*Stated task:* Skip the pictures and repeat each line of the data exactly.

*Material:*
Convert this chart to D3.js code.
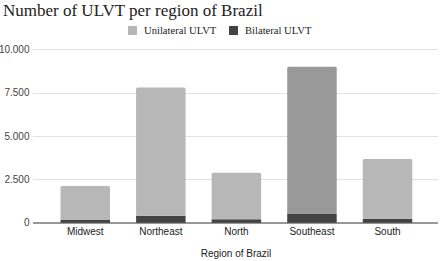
<!DOCTYPE html>
<html>
<head>
<meta charset="utf-8">
<script src="https://cdn.jsdelivr.net/npm/d3@7"></script>
<style>
  body { margin: 0; background: #fff; }
  svg { display: block; }
</style>
</head>
<body>
<div id="chart"></div>
<script>
// data
const regions = ["Midwest", "Northeast", "North", "Southeast", "South"];
const bilateral = [150, 400, 200, 500, 230];
const unilateral = [1970, 7400, 2680, 8500, 3440];
const yTicks = [0, 2500, 5000, 7500, 10000];
const seriesNames = ["Unilateral ULVT", "Bilateral ULVT"];

const width = 440, height = 261;
const colors = { uni: "#b7b7b7", uniHi: "#999999", bi: "#434343" };

let svg = d3.select("#chart").append("svg")
  .attr("width", width)
  .attr("height", height);

// title
svg.append("text")
  .attr("x", 3)
  .attr("y", 16)
  .attr("font-family", "Liberation Serif, Times New Roman, serif")
  .attr("font-size", 17)
  .attr("fill", "#222")
  .text("Number of ULVT per region of Brazil");

// legend
let legend = svg.append("g").attr("font-family", "Liberation Serif, serif").attr("font-size", 10.6);
let legendX = [128, 229];
let legendCol = [colors.uni, colors.bi];
seriesNames.forEach((name, i) => {
  legend.append("rect")
    .attr("x", legendX[i]).attr("y", 26)
    .attr("width", 9).attr("height", 9)
    .attr("fill", legendCol[i]);
  legend.append("text")
    .attr("x", legendX[i] + 16).attr("y", 34)
    .attr("fill", "#222")
    .text(name);
});

// scales
let y = d3.scaleLinear().domain([0, 10000]).range([222.7, 49.3]);
let x = d3.scaleBand().domain(regions).range([47.5, 425.3])
  .paddingInner(0.345).paddingOuter(0.1725);

// grid
svg.append("g")
  .selectAll("line")
  .data(yTicks.filter(d => d > 0))
  .join("line")
  .attr("x1", 33).attr("x2", 438)
  .attr("y1", d => Math.round(y(d)) + 0.5).attr("y2", d => Math.round(y(d)) + 0.5)
  .attr("stroke", "#e2e2e2");

// y labels
let fmt = d => d === 0 ? "0" : d3.format(",")(d).replace(",", ".");
svg.append("g")
  .attr("font-family", "Liberation Sans, Arial, sans-serif")
  .attr("font-size", 10)
  .attr("fill", "#444")
  .selectAll("text")
  .data(yTicks)
  .join("text")
  .attr("x", 29.5)
  .attr("y", d => y(d) + 3.5)
  .attr("text-anchor", "end")
  .text(fmt);

// stacked bars
let stackData = regions.map((r, i) => ({ region: r, bi: bilateral[i], uni: unilateral[i] }));
let stacked = d3.stack().keys(["bi", "uni"])(stackData);

function roundTop(x0, y0, w, h, r) {
  return `M${x0},${y0 + h}V${y0 + r}Q${x0},${y0} ${x0 + r},${y0}H${x0 + w - r}Q${x0 + w},${y0} ${x0 + w},${y0 + r}V${y0 + h}Z`;
}

let bars = svg.append("g");
stacked.forEach(layer => {
  bars.selectAll(null)
    .data(layer)
    .join("path")
    .attr("d", d => {
      let x0 = x(d.data.region), w = x.bandwidth();
      let top = y(d[1]), h = y(d[0]) - y(d[1]);
      return layer.key === "uni" ? roundTop(x0, top, w, h, 1.5) : `M${x0},${top}h${w}v${h}h${-w}Z`;
    })
    .attr("fill", d => layer.key === "bi" ? colors.bi : (d.data.region === "Southeast" ? colors.uniHi : colors.uni));
});

// baseline
svg.append("line")
  .attr("x1", 33).attr("x2", 438)
  .attr("y1", 223).attr("y2", 223)
  .attr("stroke", "#333").attr("stroke-width", 1);

// x labels
svg.append("g")
  .attr("font-family", "Liberation Sans, Arial, sans-serif")
  .attr("font-size", 10)
  .attr("fill", "#222")
  .selectAll("text")
  .data(regions)
  .join("text")
  .attr("x", d => x(d) + x.bandwidth() / 2)
  .attr("y", 235)
  .attr("text-anchor", "middle")
  .text(d => d);

// axis title
svg.append("text")
  .attr("x", 236)
  .attr("y", 257)
  .attr("text-anchor", "middle")
  .attr("font-family", "Liberation Sans, Arial, sans-serif")
  .attr("font-size", 10)
  .attr("fill", "#222")
  .text("Region of Brazil");
</script>
</body>
</html>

*Complete output:*
Convert this chart to D3.js code.
<!DOCTYPE html>
<html>
<head>
<meta charset="utf-8">
<script src="https://cdn.jsdelivr.net/npm/d3@7"></script>
<style>
  body { margin: 0; background: #fff; }
  svg { display: block; }
</style>
</head>
<body>
<div id="chart"></div>
<script>
// data
const regions = ["Midwest", "Northeast", "North", "Southeast", "South"];
const bilateral = [150, 400, 200, 500, 230];
const unilateral = [1970, 7400, 2680, 8500, 3440];
const yTicks = [0, 2500, 5000, 7500, 10000];
const seriesNames = ["Unilateral ULVT", "Bilateral ULVT"];

const width = 440, height = 261;
const colors = { uni: "#b7b7b7", uniHi: "#999999", bi: "#434343" };

let svg = d3.select("#chart").append("svg")
  .attr("width", width)
  .attr("height", height);

// title
svg.append("text")
  .attr("x", 3)
  .attr("y", 16)
  .attr("font-family", "Liberation Serif, Times New Roman, serif")
  .attr("font-size", 17)
  .attr("fill", "#222")
  .text("Number of ULVT per region of Brazil");

// legend
let legend = svg.append("g").attr("font-family", "Liberation Serif, serif").attr("font-size", 10.6);
let legendX = [128, 229];
let legendCol = [colors.uni, colors.bi];
seriesNames.forEach((name, i) => {
  legend.append("rect")
    .attr("x", legendX[i]).attr("y", 26)
    .attr("width", 9).attr("height", 9)
    .attr("fill", legendCol[i]);
  legend.append("text")
    .attr("x", legendX[i] + 16).attr("y", 34)
    .attr("fill", "#222")
    .text(name);
});

// scales
let y = d3.scaleLinear().domain([0, 10000]).range([222.7, 49.3]);
let x = d3.scaleBand().domain(regions).range([47.5, 425.3])
  .paddingInner(0.345).paddingOuter(0.1725);

// grid
svg.append("g")
  .selectAll("line")
  .data(yTicks.filter(d => d > 0))
  .join("line")
  .attr("x1", 33).attr("x2", 438)
  .attr("y1", d => Math.round(y(d)) + 0.5).attr("y2", d => Math.round(y(d)) + 0.5)
  .attr("stroke", "#e2e2e2");

// y labels
let fmt = d => d === 0 ? "0" : d3.format(",")(d).replace(",", ".");
svg.append("g")
  .attr("font-family", "Liberation Sans, Arial, sans-serif")
  .attr("font-size", 10)
  .attr("fill", "#444")
  .selectAll("text")
  .data(yTicks)
  .join("text")
  .attr("x", 29.5)
  .attr("y", d => y(d) + 3.5)
  .attr("text-anchor", "end")
  .text(fmt);

// stacked bars
let stackData = regions.map((r, i) => ({ region: r, bi: bilateral[i], uni: unilateral[i] }));
let stacked = d3.stack().keys(["bi", "uni"])(stackData);

function roundTop(x0, y0, w, h, r) {
  return `M${x0},${y0 + h}V${y0 + r}Q${x0},${y0} ${x0 + r},${y0}H${x0 + w - r}Q${x0 + w},${y0} ${x0 + w},${y0 + r}V${y0 + h}Z`;
}

let bars = svg.append("g");
stacked.forEach(layer => {
  bars.selectAll(null)
    .data(layer)
    .join("path")
    .attr("d", d => {
      let x0 = x(d.data.region), w = x.bandwidth();
      let top = y(d[1]), h = y(d[0]) - y(d[1]);
      return layer.key === "uni" ? roundTop(x0, top, w, h, 1.5) : `M${x0},${top}h${w}v${h}h${-w}Z`;
    })
    .attr("fill", d => layer.key === "bi" ? colors.bi : (d.data.region === "Southeast" ? colors.uniHi : colors.uni));
});

// baseline
svg.append("line")
  .attr("x1", 33).attr("x2", 438)
  .attr("y1", 223).attr("y2", 223)
  .attr("stroke", "#333").attr("stroke-width", 1);

// x labels
svg.append("g")
  .attr("font-family", "Liberation Sans, Arial, sans-serif")
  .attr("font-size", 10)
  .attr("fill", "#222")
  .selectAll("text")
  .data(regions)
  .join("text")
  .attr("x", d => x(d) + x.bandwidth() / 2)
  .attr("y", 235)
  .attr("text-anchor", "middle")
  .text(d => d);

// axis title
svg.append("text")
  .attr("x", 236)
  .attr("y", 257)
  .attr("text-anchor", "middle")
  .attr("font-family", "Liberation Sans, Arial, sans-serif")
  .attr("font-size", 10)
  .attr("fill", "#222")
  .text("Region of Brazil");
</script>
</body>
</html>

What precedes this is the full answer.